WTI Cushing-WTI Midland spread
The WTI Cushing-WTI Midland spread, a key indicator for Permian producers, saw a steep contraction last week. The spread fell to $14.6 per barrel by the end of the week compared to highs of $17.8 per barrel in the week ending August 31. However, the current spread is still high compared to the previous month’s low of $12 per barrel and the one-year average of $5.0 per barrel.
The recent weakness in crude oil and a slight decline in Permian drilling activity could be the major reasons behind the narrowing of the WTI Cushing-WTI Midland spread. According to Baker Hughes, the total Permian rig count was 484 as of September 7 compared to 486 in the prior week.
Moreover, the announcement by Energy Transfer Partners (ETP) that it will proceed with its plans to construct the Permian Gulf Coast pipeline (or PGC pipeline) could be another major reason behind last week’s fall in the WTI spreads. The PGC pipeline, which is to be jointly constructed by Energy Transfer, Magellan Midstream Partners (MMP), MPLX LP (MPLX), and Delek US Holdings (DK), would increase the takeaway capacity from the Permian region. The PGC pipeline and a few other major pipeline projects are expected to reduce the pipeline constraints in the region in the next two years.
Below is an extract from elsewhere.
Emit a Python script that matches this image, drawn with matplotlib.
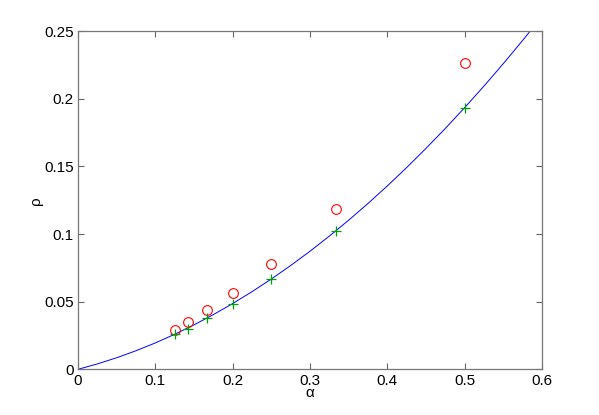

How it impacts Permian producers
The narrowing of the WTI Cushing and WTI Midland spread is positive for Permian producers and will likely result in improvement in the average realized sale prices. Major Permian producers include Pioneer Natural Resources Company (PXD), Diamondback Energy (FANG), and WPX Energy (WPX). Most of the producers hedge a portion of the losses arising due to these price differentials.